At stake were a couple of retreads from past sessions. This year’s HB 89 by state Rep. Tony Ligi would prevent local elected bodies from making collective bargaining decisions in executive session, which by law do not have to be in a public setting. It stemmed from an incident two years in Jefferson Parish, where its school board’s members, after a pro-union majority had been defeated in elections, tried to push through additional union recognition in the system. Mainly through (un)lucky timing, it never got implemented and the new board negated any chance of its resurrection.

Last year, Ligi brought forward essentially the same bill as he did this year to the committee. There, his HB 204 got rejected by the same committee – but with a much different membership even as it had a Republican majority then. Then, the bill was defeated by a vote of 8-7, aided by four GOP absences but, more crucially, two Republicans voting for defeat – state Rep. Greg Cromer, no longer part of the committee, and former state Rep. Jane Smith, term-limited and then defeated in a bid for the Senate, in part because of the vote cast by this former Bossier Parish school superintendant.

But times changed, principally the composition of the committee’s membership. This year, Ligi made basically the same argument: that to exclude the public from the actual negotiating process when a public body met allowed for potential mischief to take place, collusion between a body and union that may not be in the public interest. Left unsaid was the rationale why this could be expected in an environment cordoned off from public view: this collusion would not be in the citizenry’s best interest but biased towards unions, because unions had great political clout that disproportionately could assist members and their political allies in reelection efforts or future political office-seeking, in exchange for favorable decisions.

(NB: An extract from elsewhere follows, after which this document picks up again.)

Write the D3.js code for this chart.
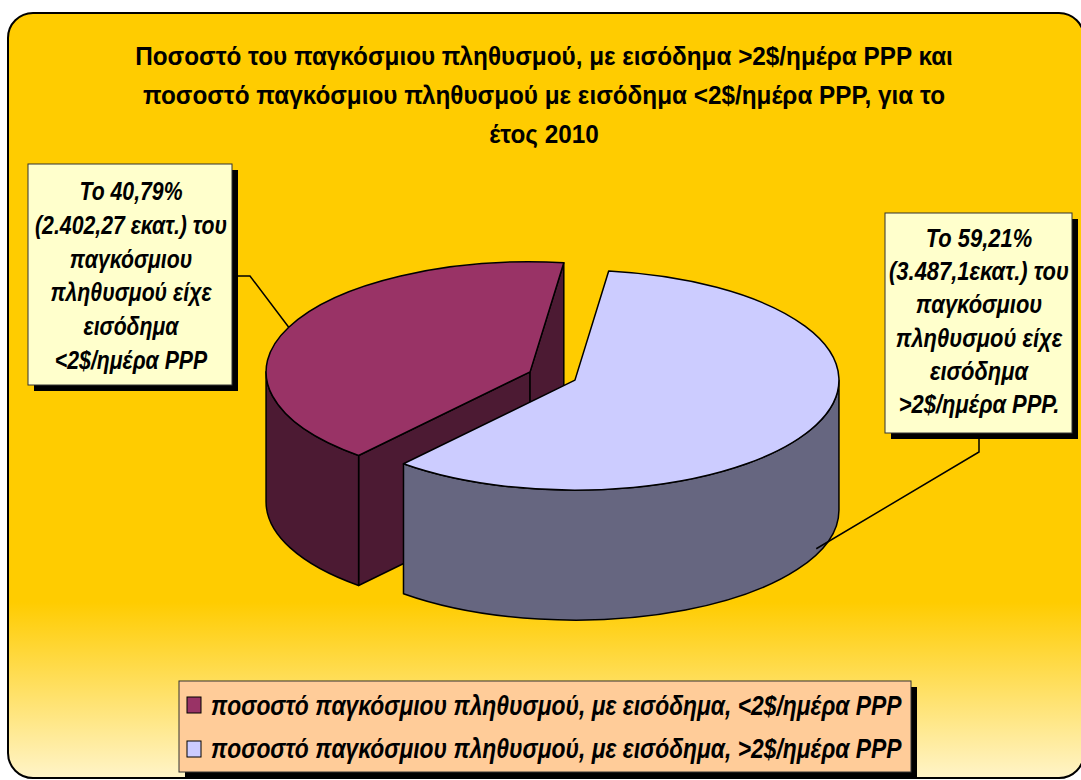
<!DOCTYPE html>
<html>
<head>
<meta charset="utf-8">
<script src="https://cdn.jsdelivr.net/npm/d3@7"></script>
<style>
  body { margin: 0; background: #fff; }
  svg { display: block; }
  text { font-family: "Liberation Sans", Arial, sans-serif; font-weight: bold; }
</style>
</head>
<body>
<div id="chart"></div>
<script>
// Data
const categories = [
    "ποσοστό παγκόσμιου πληθυσμού, με εισόδημα, <2$/ημέρα PPP",
    "ποσοστό παγκόσμιου πληθυσμού, με εισόδημα, >2$/ημέρα PPP"
];
const shares = [40.79, 59.21];
const titleLines = [
    "Ποσοστό του παγκόσμιου πληθυσμού, με εισόδημα >2$/ημέρα PPP και",
    "ποσοστό παγκόσμιου πληθυσμού με εισόδημα <2$/ημέρα PPP, για το",
    "έτος 2010"
];
const labelLow = ["Το 40,79%", "(2.402,27 εκατ.) του", "παγκόσμιου", "πληθυσμού είχε", "εισόδημα", "<2$/ημέρα PPP"];
const labelHigh = ["Το 59,21%", "(3.487,1εκατ.) του", "παγκόσμιου", "πληθυσμού είχε", "εισόδημα", ">2$/ημέρα PPP."];

const topColors = ["#993366", "#CCCCFF"];
const wallColors = ["#4C1A33", "#666680"];

function draw() {
    const width = 1081, height = 780;

    const svg = d3.select("#chart")
        .append("svg")
        .attr("width", width)
        .attr("height", height);

    // Background panel
    const grad = svg.append("defs").append("linearGradient")
        .attr("id", "bg")
        .attr("x1", 0).attr("y1", 0).attr("x2", 0).attr("y2", 1);
    grad.append("stop").attr("offset", 0).attr("stop-color", "#FFCC00");
    grad.append("stop").attr("offset", 0.77).attr("stop-color", "#FFCC00");
    grad.append("stop").attr("offset", 1).attr("stop-color", "#FFF4C8");

    svg.append("rect")
        .attr("x", 8).attr("y", 13)
        .attr("width", 1076).attr("height", 765)
        .attr("rx", 25)
        .attr("fill", "url(#bg)")
        .attr("stroke", "#000")
        .attr("stroke-width", 2);

    // fit a block of lines to a given width by condensing horizontally
    function textBlock(lines, x, y0, step, size, target, italic, anchor) {
        const g = svg.append("g");
        const t = g.selectAll("text")
            .data(lines)
            .join("text")
            .attr("x", 0)
            .attr("y", (d, i) => y0 + i * step)
            .attr("font-size", size)
            .attr("font-style", italic ? "italic" : "normal")
            .attr("text-anchor", anchor || "middle")
            .attr("fill", "#000")
            .text(d => d);
        const maxW = d3.max(t.nodes(), n => n.getComputedTextLength());
        g.attr("transform", `translate(${x},0) scale(${target / maxW},1)`);
        return g;
    }

    // Title
    textBlock(titleLines, 544, 65, 39, 26, 818, false);

    // 3D pie
    const cx = 552.5, cy = 376, rx = 264, ry = 110, depth = 130, explode = 0.093;
    const pie = d3.pie()
        .sort(null)
        .value(d => d)
        .startAngle(220.5 * Math.PI / 180)
        .endAngle(580.5 * Math.PI / 180);

    const ell = (c, t, dz = 0) => [c[0] + rx * Math.cos(t), c[1] + ry * Math.sin(t) + dz];

    const slices = pie(shares).map((d, i) => {
        const t0 = d.startAngle - Math.PI / 2, t1 = d.endAngle - Math.PI / 2;
        const tm = (t0 + t1) / 2;
        const c = [cx + explode * rx * Math.cos(tm), cy + explode * ry * Math.sin(tm)];
        return { i, t0, t1, tm, c };
    }).sort((a, b) => Math.sin(a.tm) - Math.sin(b.tm));

    const pieG = svg.append("g")
        .attr("stroke", "#000")
        .attr("stroke-width", 1.5)
        .attr("stroke-linejoin", "round");

    slices.forEach(s => {
        const { c, t0, t1, i } = s;
        // radial walls facing the viewer
        const radial = t => `M${c}L${ell(c, t)}L${ell(c, t, depth)}L${[c[0], c[1] + depth]}Z`;
        if (Math.cos(t0) < 0) pieG.append("path").attr("d", radial(t0)).attr("fill", wallColors[i]);
        if (Math.cos(t1) > 0) pieG.append("path").attr("d", radial(t1)).attr("fill", wallColors[i]);
        // outer wall, front half only
        for (let k = Math.floor(t0 / (2 * Math.PI)) - 1; k <= Math.ceil(t1 / (2 * Math.PI)); k++) {
            const a = Math.max(t0, 2 * Math.PI * k), b = Math.min(t1, 2 * Math.PI * k + Math.PI);
            if (b - a > 1e-6) {
                const large = (b - a) > Math.PI ? 1 : 0;
                pieG.append("path")
                    .attr("d", `M${ell(c, a)}A${rx},${ry} 0 ${large} 1 ${ell(c, b)}L${ell(c, b, depth)}A${rx},${ry} 0 ${large} 0 ${ell(c, a, depth)}Z`)
                    .attr("fill", wallColors[i]);
            }
        }
        // top face
        const large = (t1 - t0) > Math.PI ? 1 : 0;
        pieG.append("path")
            .attr("d", `M${c}L${ell(c, t0)}A${rx},${ry} 0 ${large} 1 ${ell(c, t1)}Z`)
            .attr("fill", topColors[i]);
    });

    const byIndex = d3.sort(slices, s => s.i);

    // Leader lines
    const lowEnd = ell(byIndex[0].c, byIndex[0].tm);
    const highEnd = ell(byIndex[1].c, byIndex[1].tm, depth - 6);
    svg.append("path")
        .attr("d", d3.line()([[238, 276], [250, 276], lowEnd]))
        .attr("fill", "none").attr("stroke", "#000").attr("stroke-width", 1.5);
    svg.append("path")
        .attr("d", d3.line()([[979, 438], [979, 452], highEnd]))
        .attr("fill", "none").attr("stroke", "#000").attr("stroke-width", 1.5);

    // Label boxes
    function labelBox(x, y, w, h, fill) {
        svg.append("rect").attr("x", x + 6).attr("y", y + 6).attr("width", w).attr("height", h).attr("fill", "#000");
        svg.append("rect").attr("x", x).attr("y", y).attr("width", w).attr("height", h)
            .attr("fill", fill).attr("stroke", "#333").attr("stroke-width", 1);
    }
    labelBox(28, 164, 204, 221, "#FFFFCC");
    textBlock(labelLow, 131, 200, 33.8, 26, 192, true);

    labelBox(885, 213, 187, 220, "#FFFFCC");
    textBlock(labelHigh, 979, 247, 33.2, 26, 180, true);

    // Legend
    labelBox(179, 681, 732, 91, "#FFCC99");
    svg.selectAll(".key")
        .data(categories)
        .join("rect")
        .attr("class", "key")
        .attr("x", 187)
        .attr("y", (d, i) => 697 + i * 44)
        .attr("width", 14)
        .attr("height", 16)
        .attr("fill", (d, i) => topColors[i])
        .attr("stroke", "#000")
        .attr("stroke-width", 1);
    textBlock(categories, 211, 715, 43, 27, 691, true, "start");
}

draw();
</script>
</body>
</html>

A year ago, all sorts of specific arguments about the concept were made by opponents, some worthy of consideration, but only one ever addressing the only real point of the legislation that nothing about the bill was damaging to the process of governing in general, or specifically in the collective bargaining process. This counter, again brought up this year, was that having the public present at these times would create a circus-like atmosphere with lots of public comment.

But, so what? These bodies can regulate the amount and decorum of public input, where a typical standard is to limit time per speaker to five minutes. And if meeting lasts hours because of that, what’s wrong with that? The answer to that, unspoken by union representatives, is that they cannot use their time-honored strategy of throwing as many union members as possible onto the podium to intimidate policy-makers because long meetings get in the way of work days. So, what they want to do is to make the threat to keep the bill from becoming law, hoping policy-makers don’t realize it is empty, hoping these officials don’t figure out that by waiting them out, by putting up with long meetings, they can defeat this heavy-handedness.

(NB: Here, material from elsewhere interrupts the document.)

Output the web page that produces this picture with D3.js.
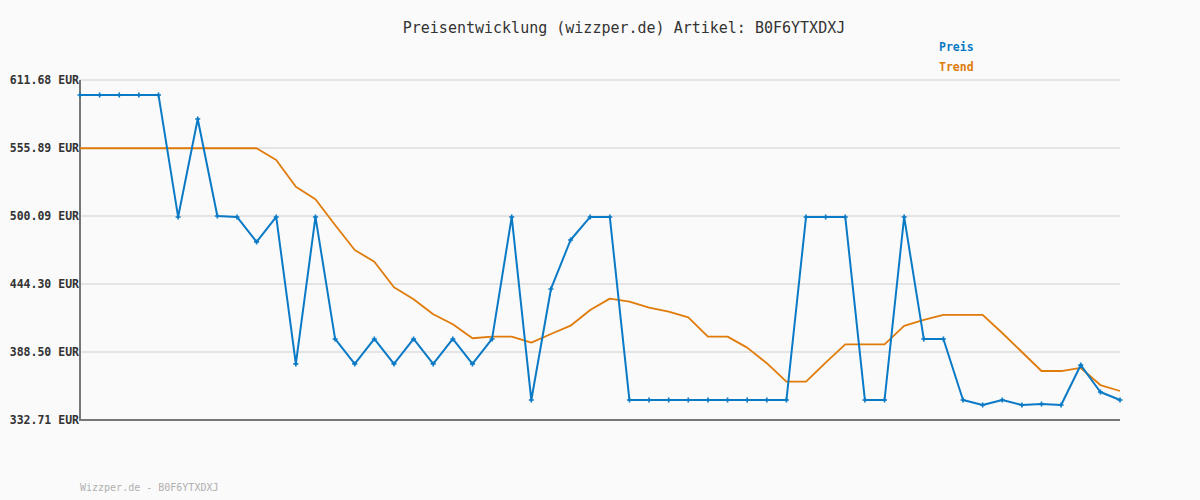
<!DOCTYPE html>
<html>
<head>
<meta charset="utf-8">
<script src="https://cdn.jsdelivr.net/npm/d3@7"></script>
<style>
  html, body { margin: 0; padding: 0; background: #fafafa; }
  svg { display: block; }
</style>
</head>
<body>
<svg id="chart" width="1200" height="500"></svg>
<script>
const title = "Preisentwicklung (wizzper.de) Artikel: B0F6YTXDXJ";
const footer = "Wizzper.de - B0F6YTXDXJ";
const seriesNames = ["Preis", "Trend"];
const yTicks = [332.71, 388.50, 444.30, 500.09, 555.89, 611.68];
const yMin = 332.71, yMax = 611.68;

const preis = [
  599.4, 599.4, 599.4, 599.4, 599.4, 499.3, 579.7, 500.1, 499.3, 478.8,
  499.3, 378.7, 499.3, 399.2, 378.7, 399.2, 378.7, 399.2, 378.7, 399.2,
  378.7, 399.2, 499.3, 349.1, 440.2, 480.4, 499.3, 499.3, 349.1, 349.1,
  349.1, 349.1, 349.1, 349.1, 349.1, 349.1, 349.1, 499.3, 499.3, 499.3,
  349.1, 349.1, 499.3, 399.2, 399.2, 349.1, 345.0, 349.1, 345.0, 345.8,
  345.0, 377.8, 355.7, 349.1
];
const trend = [
  555.7, 555.7, 555.7, 555.7, 555.7, 555.7, 555.7, 555.7, 555.7, 555.7,
  546.0, 524.1, 513.8, 492.7, 472.2, 462.6, 441.6, 431.8, 419.5, 411.3,
  399.8, 401.1, 401.1, 396.2, 403.3, 410.1, 423.0, 432.3, 429.8, 424.9,
  421.6, 417.0, 401.1, 401.1, 392.1, 379.3, 364.2, 364.2, 379.8, 394.7,
  394.7, 394.7, 409.9, 414.8, 418.9, 418.9, 418.9, 404.1, 388.5, 372.9,
  372.9, 375.4, 361.4, 356.5
];
const colors = ["#0a7ac6", "#e07b0a"];

const svg = d3.select("#chart");
const mLeft = 80, mRight = 1120, mTop = 80, mBottom = 420;
const mono = "'DejaVu Sans Mono', 'Liberation Mono', monospace";

const x = d3.scaleLinear().domain([0, preis.length - 1]).range([mLeft, mRight]);
const y = d3.scaleLinear().domain([yMin, yMax]).range([mBottom, mTop]);

svg.append("rect").attr("width", 1200).attr("height", 500).attr("fill", "#fafafa");

// grid
svg.append("g").selectAll("line").data(yTicks).join("line")
  .attr("x1", mLeft).attr("x2", mRight)
  .attr("y1", d => y(d)).attr("y2", d => y(d))
  .attr("stroke", "#e4e4e4").attr("stroke-width", 2);

// y axis labels
const yAxis = d3.axisLeft(y).tickValues(yTicks).tickSize(0).tickPadding(1)
  .tickFormat(d => d3.format(".2f")(d) + " EUR");
const gy = svg.append("g").attr("transform", `translate(${mLeft},0)`).call(yAxis);
gy.select(".domain").remove();
gy.selectAll("text").attr("font-family", mono).attr("font-size", 11.5)
  .attr("font-weight", "bold").attr("fill", "#333");

// axis lines
svg.append("line").attr("x1", mLeft).attr("x2", mLeft).attr("y1", mTop).attr("y2", mBottom + 1)
  .attr("stroke", "#777").attr("stroke-width", 2);
svg.append("line").attr("x1", mLeft).attr("x2", mRight).attr("y1", mBottom).attr("y2", mBottom)
  .attr("stroke", "#777").attr("stroke-width", 2);

const line = d3.line().x((d, i) => x(i)).y(d => y(d));

svg.append("path").datum(trend).attr("d", line).attr("fill", "none")
  .attr("stroke", colors[1]).attr("stroke-width", 1.8).attr("stroke-linejoin", "round");
svg.append("path").datum(preis).attr("d", line).attr("fill", "none")
  .attr("stroke", colors[0]).attr("stroke-width", 2).attr("stroke-linejoin", "round");

// markers (plus)
const plus = d3.symbol().type(d3.symbolCross).size(14);
svg.append("g").selectAll("path").data(preis).join("path")
  .attr("d", plus)
  .attr("transform", (d, i) => `translate(${x(i)},${y(d)})`)
  .attr("fill", colors[0]);

// title
svg.append("text").attr("x", 624).attr("y", 33).attr("text-anchor", "middle")
  .attr("font-family", mono).attr("font-size", 15).attr("fill", "#333").text(title);

// legend
svg.append("g").selectAll("text").data(seriesNames).join("text")
  .attr("x", 939).attr("y", (d, i) => 51 + i * 20)
  .attr("font-family", mono).attr("font-size", 11.5).attr("font-weight", "bold")
  .attr("fill", (d, i) => colors[i]).text(d => d);

// footer
svg.append("text").attr("x", 80).attr("y", 491)
  .attr("font-family", mono).attr("font-size", 10).attr("fill", "#b0b0b0").text(footer);
</script>
</body>
</html>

In fact, one union representative openly made this threat in this year’s testimony, that if the bill passed, there would be a couple of hundred of his members present at the next negotiating session. Ligi wouldn’t bite, called him out on it (netting a hasty denial from the heavy despite the lack of ambiguity of what he had said moments earlier), saying he welcomed all that public input, and asked to be invited to give some himself in future situations under his bill.

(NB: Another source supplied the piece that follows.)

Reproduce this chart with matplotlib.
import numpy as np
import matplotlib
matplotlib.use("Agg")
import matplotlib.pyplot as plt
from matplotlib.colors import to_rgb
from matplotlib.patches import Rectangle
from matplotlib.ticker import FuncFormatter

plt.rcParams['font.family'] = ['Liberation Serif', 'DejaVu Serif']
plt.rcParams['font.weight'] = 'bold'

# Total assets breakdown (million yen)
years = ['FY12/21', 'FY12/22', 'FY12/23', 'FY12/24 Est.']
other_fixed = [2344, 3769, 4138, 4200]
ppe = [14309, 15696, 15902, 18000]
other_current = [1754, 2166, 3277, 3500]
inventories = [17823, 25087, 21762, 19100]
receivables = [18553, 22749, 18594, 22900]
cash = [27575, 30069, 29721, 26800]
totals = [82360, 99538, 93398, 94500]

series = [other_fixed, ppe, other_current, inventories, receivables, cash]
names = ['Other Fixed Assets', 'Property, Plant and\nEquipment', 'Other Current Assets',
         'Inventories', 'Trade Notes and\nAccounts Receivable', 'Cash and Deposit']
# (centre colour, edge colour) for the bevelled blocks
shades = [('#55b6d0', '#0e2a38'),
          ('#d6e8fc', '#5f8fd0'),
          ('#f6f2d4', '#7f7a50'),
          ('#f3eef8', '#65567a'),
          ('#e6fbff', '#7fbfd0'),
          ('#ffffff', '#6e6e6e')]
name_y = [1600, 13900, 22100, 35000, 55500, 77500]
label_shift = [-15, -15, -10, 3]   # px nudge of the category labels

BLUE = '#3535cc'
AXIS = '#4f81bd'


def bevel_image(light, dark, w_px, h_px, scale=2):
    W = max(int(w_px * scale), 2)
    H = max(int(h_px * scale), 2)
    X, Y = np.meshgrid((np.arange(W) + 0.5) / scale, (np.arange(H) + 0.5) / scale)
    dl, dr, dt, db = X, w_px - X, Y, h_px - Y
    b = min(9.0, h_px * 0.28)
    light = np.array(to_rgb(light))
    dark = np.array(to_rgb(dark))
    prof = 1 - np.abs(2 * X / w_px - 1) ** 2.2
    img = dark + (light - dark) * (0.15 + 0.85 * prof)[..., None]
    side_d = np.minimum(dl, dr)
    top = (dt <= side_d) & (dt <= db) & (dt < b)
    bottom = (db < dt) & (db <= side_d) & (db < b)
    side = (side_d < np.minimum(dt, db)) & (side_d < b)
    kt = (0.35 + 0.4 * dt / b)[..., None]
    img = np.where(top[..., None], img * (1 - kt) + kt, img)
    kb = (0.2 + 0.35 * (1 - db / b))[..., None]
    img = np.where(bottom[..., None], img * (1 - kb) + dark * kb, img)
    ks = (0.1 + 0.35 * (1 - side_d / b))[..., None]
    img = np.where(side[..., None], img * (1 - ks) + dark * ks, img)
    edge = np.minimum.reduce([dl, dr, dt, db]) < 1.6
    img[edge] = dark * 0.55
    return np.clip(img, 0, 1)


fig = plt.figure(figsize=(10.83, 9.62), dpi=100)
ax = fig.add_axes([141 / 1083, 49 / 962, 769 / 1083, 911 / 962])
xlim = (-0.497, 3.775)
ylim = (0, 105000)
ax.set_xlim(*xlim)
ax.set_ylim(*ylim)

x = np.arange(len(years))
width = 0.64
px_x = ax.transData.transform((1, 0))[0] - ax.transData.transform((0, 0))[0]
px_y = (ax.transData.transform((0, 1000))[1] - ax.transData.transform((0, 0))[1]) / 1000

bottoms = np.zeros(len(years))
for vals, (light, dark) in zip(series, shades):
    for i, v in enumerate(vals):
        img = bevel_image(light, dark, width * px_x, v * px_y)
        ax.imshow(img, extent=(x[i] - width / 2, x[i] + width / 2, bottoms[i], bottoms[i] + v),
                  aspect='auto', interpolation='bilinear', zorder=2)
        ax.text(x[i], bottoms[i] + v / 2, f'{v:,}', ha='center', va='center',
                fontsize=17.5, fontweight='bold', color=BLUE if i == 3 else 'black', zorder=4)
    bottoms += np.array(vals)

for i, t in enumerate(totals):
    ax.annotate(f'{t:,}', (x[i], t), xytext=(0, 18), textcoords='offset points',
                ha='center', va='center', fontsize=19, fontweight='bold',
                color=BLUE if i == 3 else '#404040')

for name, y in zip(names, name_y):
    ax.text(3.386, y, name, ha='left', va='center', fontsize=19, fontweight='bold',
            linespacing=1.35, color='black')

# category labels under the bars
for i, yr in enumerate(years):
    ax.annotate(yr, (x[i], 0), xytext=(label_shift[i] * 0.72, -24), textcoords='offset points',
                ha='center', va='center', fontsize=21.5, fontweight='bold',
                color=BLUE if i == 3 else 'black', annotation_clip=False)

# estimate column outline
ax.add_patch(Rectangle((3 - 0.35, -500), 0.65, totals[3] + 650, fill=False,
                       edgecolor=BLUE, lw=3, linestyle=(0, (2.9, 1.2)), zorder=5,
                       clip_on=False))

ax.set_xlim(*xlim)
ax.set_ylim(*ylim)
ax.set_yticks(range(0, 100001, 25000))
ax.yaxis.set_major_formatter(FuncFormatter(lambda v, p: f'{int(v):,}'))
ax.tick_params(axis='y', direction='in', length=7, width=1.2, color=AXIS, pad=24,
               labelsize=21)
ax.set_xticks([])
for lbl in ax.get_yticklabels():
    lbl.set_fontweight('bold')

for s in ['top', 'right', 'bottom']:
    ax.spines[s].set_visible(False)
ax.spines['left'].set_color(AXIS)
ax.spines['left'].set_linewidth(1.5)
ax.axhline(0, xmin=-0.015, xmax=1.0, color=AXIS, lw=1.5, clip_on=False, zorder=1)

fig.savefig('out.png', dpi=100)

Also this year, the officials tried to argue the lack of the law’s necessity by virtue of the outcome in Jefferson Parish that defeated the surreptitious contract, and that, if something was not going on in the public interest, voters could eject the elected officials responsible. Again, Ligi was having none of it and slew the argument easily: why not prevent something like that from happening in the first place with a modification that would not in any way injure the process, instead of letting the harm happen and then dealing with it? Opponents had no answer for this retort. Indeed, Ligi closed debate as he had the previous year, pointing out the public should review contracts because the employer in these instances is the public, and it was entirely appropriate that they should observe employer-employee matters where specific personnel decisions were not being made.

Not surprisingly, a year later the outcome was far different. With seven Republicans and four Democrats on the committee, the bill advanced 8-2, with Democrat state Rep. Mike Danahay voting in favor (although he previously had voted favorably on a substitute motion to defeat the bill, and voted against it last year) and one Democrat absent. And as a result, this appeared to take the wind out of the sails of union representatives, who found another bill of even longer history not to their liking.

Two years ago, state Rep. Steve Carter brought forward HB 410, to put a consecutive three-term limit on school board members if a mandatory local option election produced an affirmative vote. Then it passed both the committee and House, only to have been sat on to death in the Senate. Vigorous debate from legislators and from the public through comments in committee had ensued then.

This year, with state Rep. Steve Pugh now carrying the idea in his HB 292, almost perfunctorily the committee passed it along, 5-3, all Democrats present opposing. None of the opposing representatives spoke against it, and only Steve Monaghan, president of the Louisiana Federation of Teachers, from the public spoke against it. Predictably, he also had spoken against HB 89, where he had made lucid if easily rebutted points, however now he launched into a rambling jeremiad, implying that elections should obviate the need for limits, threatening recall elections as a form of term limitation, but spending most of his time talking about how this and other bills dealing with education seemed to show a democratic deficit in the state, saying we should mourn the situation, blaming the public for it, and maintaining that limits on members would allow the staff to take over running things.

To conclude, he said, “Go for it.” All in all, it was a desultory, if not dispirited display for all the world sounding like somebody who knew he had no chance of winning this argument, both bitter against but also resigned to a larger environment that he clearly understood was not going anytime soon the way of his special interest (and for their wackiness his remarks should be heard by readers in full: go to around the 2:01 mark here). After Chairman Tim Burns chided him for the erroneous observation, where Burns said he thought the newcomers to the House courtesy of term limits were an informed and thoughtful bunch, the vote confirmed the fate of Monaghan and his ilk, who oppose limitation because it disrupts compositions of boards they have captured through holding out benefits of a symbiotic electoral relationship they can establish with long-standing members.

It was as if the HB 89 outcome was the straw that broke the camel’s back. Entrenched for decades unchallenged in their abilities to bring home the bacon for their special interest, in the process giving scarcely a thought to how to improve education in the state and none whatsoever to increasing accountability to the public, this slow erosion of this position of power and privilege has turned into this session – and it’s early yet – a full scale dam bursting. They knew it was headed this direction, but full realization of the new, permanent order only now seems to have invaded fully their consciousnesses. Not just the success of HB 89 but the way in which it succeeded – no Republicans taking a walk, no strays to pick off, and both of these conditions now indicated on the Democrat side of the debate – clearly signals this and the several other bills designed to reign in special interests’ power in education are going through, leaving these opponents only with empty threats and delusions of grandeur marking their placement in the public policy-making process.

And it all comes back to the consequences of elections. The state’s voters simply concluded they no longer could afford these prior privileged dragging down efforts to pull the state’s educational attainment out of decades’ worth of morass, leaving the prior privileged now railing impotently against the world they never made in which now they must exist. For the sake of children and opportunity in this state, it’s just so sad it did not happen so much sooner.